Não raramente, as crianças brincam com eles e os adultos veem com bons olhos tê-los por perto, como uma maneira de controlar infestações de ratos.
Ou seja, todo o contexto de desequilíbrio ambiental somado à proximidade com os animais facilitou o contacto com o fungo, que passou a causar a doença em milhares de pessoas nas últimas duas décadas.
Embora estas observações ajudem a explicar como o surto provocado pelo Sporothrix brasiliensis surgiu, elas não permitem entender como o problema se espalhou para outros lugares além do Rio de Janeiro.
“Os gatos transitam por um território e podem atravessar fronteiras secas de Estados ou até de países”, diz Telles. “Além disso, podem ser transportados pelas pessoas que se mudam de bairro ou cidade”, complementa.
Outra possível explicação para a propagação está nos ratos. Alguns estudos mostram que esses roedores também podem ter o fungo — e ir de um lugar a outro durante o transporte de alimentos por caminhões ou navios.
Num novo local, os ratos são caçados pelos gatos que moram ali. Os felinos, por sua vez, acabam por ficar infetados e dão início a um novo ciclo de esporotricose.
Para completar, como esses animais carregam o fungo nas garras, na saliva e no sangue, podem transmiti-lo a seres humanos por meio de mordidas ou arranhões.
O que fazer?
Em comparação com outros fungos do mesmo género, o Sporothrix brasiliensis é mais virulento (ou seja, espalha-se com maior facilidade) e pode causar quadros infecciosos mais severos.
O tratamento também não é dos mais fáceis: nem sempre os remédios antifúngicos disponíveis funcionam à primeira.
A terapia medicamentosa costuma durar, em média, 187 dias, calcula um estudo recente da Universidade Federal do Rio Grande (FURG).
A chave, garantem outros artigos publicados nos últimos anos, está em fazer o diagnóstico correto e iniciar o tratamento o quanto antes.
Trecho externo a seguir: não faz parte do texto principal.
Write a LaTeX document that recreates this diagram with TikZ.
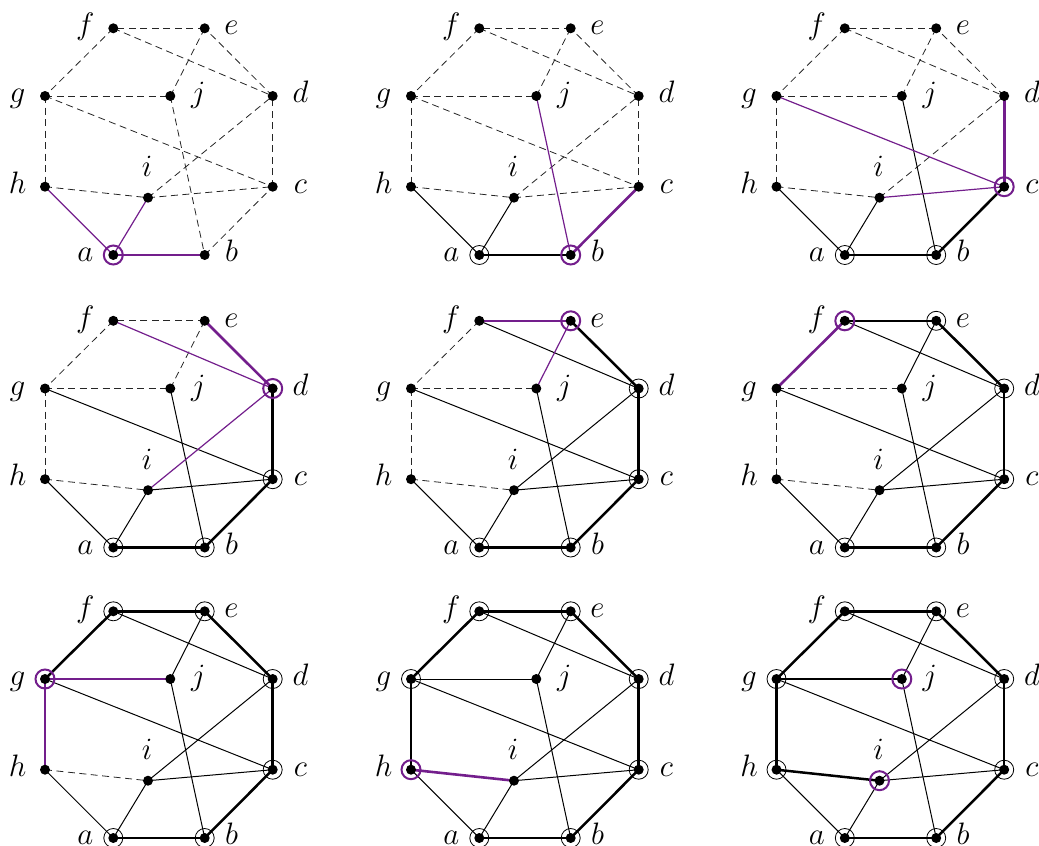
\documentclass[tikz,border=0pt]{standalone}
\usepackage{graphicx}
\definecolor{pur}{RGB}{115,30,140}
\tikzset{
  x=1pt, y=-1pt,
  edash/.style={line width=0.8pt, black!85, dash pattern=on 7pt off 4.5pt},
  ethin/.style={line width=1pt, black},
  ethick/.style={line width=2.5pt, black},
  epur/.style={line width=1.2pt, pur},
  epurq/.style={line width=2.6pt, pur},
  ringk/.style={line width=0.8pt, black},
  ringp/.style={line width=2pt, pur},
  lbl/.style={anchor=base, inner sep=0pt, font=\Huge},
}
\newcommand\lt[1]{\scalebox{1.246}{$#1$}}
\newcommand\mkpanel[3]{%
  \begin{scope}[shift={(#2,#3)}]
    \coordinate (#1a) at (113.3,255);
    \coordinate (#1b) at (204.7,255);
    \coordinate (#1c) at (272.7,186.7);
    \coordinate (#1d) at (272.7,96);
    \coordinate (#1e) at (204.7,28.3);
    \coordinate (#1f) at (113.3,28.3);
    \coordinate (#1g) at (45,96);
    \coordinate (#1h) at (45,186.7);
    \coordinate (#1i) at (148,197.7);
    \coordinate (#1j) at (170.3,96);
    \node[lbl] (#1la) at (85.3,261.5) {\lt{a}};
    \node[lbl] (#1lb) at (231.5,261.5) {\lt{b}};
    \node[lbl] (#1lc) at (300.5,193.2) {\lt{c}};
    \node[lbl] (#1ld) at (300.5,102.5) {\lt{d}};
    \node[lbl] (#1le) at (231.5,34.8) {\lt{e}};
    \node[lbl] (#1lf) at (85.3,34.8) {\lt{f}};
    \node[lbl] (#1lg) at (17.5,102.5) {\lt{g}};
    \node[lbl] (#1lh) at (17.5,193.2) {\lt{h}};
    \node[lbl] (#1li) at (147,176.7) {\lt{i}};
    \node[lbl] (#1lj) at (198.3,102.5) {\lt{j}};
  \end{scope}}
\newcommand\pedges[2]{\foreach \u/\v/\s in {#2} {\draw[\s] (#1\u) -- (#1\v);}}
\newcommand\pdots[1]{\foreach \v in {a,b,c,d,e,f,g,h,i,j} {\fill (#1\v) circle (5);}}
\newcommand\pringk[2]{\foreach \v in {#2} {\draw[ringk] (#1\v) circle (9.5);}}
\newcommand\pringp[2]{\foreach \v in {#2} {\draw[ringp] (#1\v) circle (9.5);}}
\begin{document}
\begin{tikzpicture}
\useasboundingbox (0,0) rectangle (1039,846);
\mkpanel{p1}{0}{0}
\mkpanel{p2}{366}{0}
\mkpanel{p3}{731.5}{0}
\mkpanel{p4}{0}{292.5}
\mkpanel{p5}{366}{292.5}
\mkpanel{p6}{731.5}{292.5}
\mkpanel{p7}{0}{583}
\mkpanel{p8}{366}{583}
\mkpanel{p9}{731.5}{583}
% panel 1
\pedges{p1}{b/c/edash,c/d/edash,d/e/edash,e/f/edash,f/g/edash,g/h/edash,f/d/edash,e/j/edash,g/j/edash,g/c/edash,j/b/edash,i/d/edash,h/i/edash,i/c/edash,a/b/epurq,h/a/epur,a/i/epur}
\pdots{p1}
\pringp{p1}{a}
% panel 2
\pedges{p2}{c/d/edash,d/e/edash,e/f/edash,f/g/edash,g/h/edash,f/d/edash,e/j/edash,g/j/edash,g/c/edash,i/d/edash,h/i/edash,i/c/edash,a/b/ethick,h/a/ethin,a/i/ethin,b/c/epurq,j/b/epur}
\pdots{p2}
\pringk{p2}{a}
\pringp{p2}{b}
% panel 3
\pedges{p3}{d/e/edash,e/f/edash,f/g/edash,g/h/edash,f/d/edash,e/j/edash,g/j/edash,i/d/edash,h/i/edash,a/b/ethick,b/c/ethick,h/a/ethin,a/i/ethin,j/b/ethin,c/d/epurq,g/c/epur,i/c/epur}
\pdots{p3}
\pringk{p3}{a,b}
\pringp{p3}{c}
% panel 4
\pedges{p4}{e/f/edash,f/g/edash,g/h/edash,e/j/edash,g/j/edash,h/i/edash,a/b/ethick,b/c/ethick,c/d/ethick,h/a/ethin,a/i/ethin,j/b/ethin,g/c/ethin,i/c/ethin,d/e/epurq,f/d/epur,i/d/epur}
\pdots{p4}
\pringk{p4}{a,b,c}
\pringp{p4}{d}
% panel 5
\pedges{p5}{f/g/edash,g/h/edash,g/j/edash,h/i/edash,a/b/ethick,b/c/ethick,c/d/ethick,d/e/ethick,h/a/ethin,a/i/ethin,j/b/ethin,g/c/ethin,i/c/ethin,f/d/ethin,i/d/ethin,e/f/epurq,e/j/epur}
\pdots{p5}
\pringk{p5}{a,b,c,d}
\pringp{p5}{e}
% panel 6
\pedges{p6}{g/h/edash,g/j/edash,h/i/edash,a/b/ethick,b/c/ethick,c/d/ethick,d/e/ethick,e/f/ethick,h/a/ethin,a/i/ethin,j/b/ethin,g/c/ethin,i/c/ethin,f/d/ethin,i/d/ethin,e/j/ethin,f/g/epurq}
\pdots{p6}
\pringk{p6}{a,b,c,d,e}
\pringp{p6}{f}
% panel 7
\pedges{p7}{h/i/edash,a/b/ethick,b/c/ethick,c/d/ethick,d/e/ethick,e/f/ethick,f/g/ethick,h/a/ethin,a/i/ethin,j/b/ethin,g/c/ethin,i/c/ethin,f/d/ethin,i/d/ethin,e/j/ethin,g/h/epurq,g/j/epur}
\pdots{p7}
\pringk{p7}{a,b,c,d,e,f}
\pringp{p7}{g}
% panel 8
\pedges{p8}{a/b/ethick,b/c/ethick,c/d/ethick,d/e/ethick,e/f/ethick,f/g/ethick,g/h/ethick,h/a/ethin,a/i/ethin,j/b/ethin,g/c/ethin,i/c/ethin,f/d/ethin,i/d/ethin,e/j/ethin,g/j/ethin,h/i/epurq}
\pdots{p8}
\pringk{p8}{a,b,c,d,e,f,g}
\pringp{p8}{h}
% panel 9
\pedges{p9}{h/a/ethin,a/i/ethin,j/b/ethin,g/c/ethin,i/c/ethin,f/d/ethin,i/d/ethin,e/j/ethin,a/b/ethick,b/c/ethick,c/d/ethick,d/e/ethick,e/f/ethick,f/g/ethick,g/h/ethick,g/j/ethick,h/i/ethick}
\pdots{p9}
\pringk{p9}{a,b,c,d,e,f,g,h}
\pringp{p9}{i,j}
\end{tikzpicture}
\end{document}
Isso até evita a criação de resistência aos fármacos — esse, aliás, tem sido um problema frequente nos últimos anos com outras espécies de fungos, que estão a tornar-se cada vez mais difíceis de combater.
Para Rodrigues, casos como o do Sporothrix brasiliensis revelam como os desequilíbrios no meio ambiente causados pela ação humana têm consequências imprevisíveis.
“Há 15 anos, a esporotricose não era um problema. A alteração de ecossistemas propicia possíveis exposições a patógenos que, antes, não aconteciam”, diz. “E isso gera crises de saúde pública cada vez mais difíceis de enfrentar”, complementa.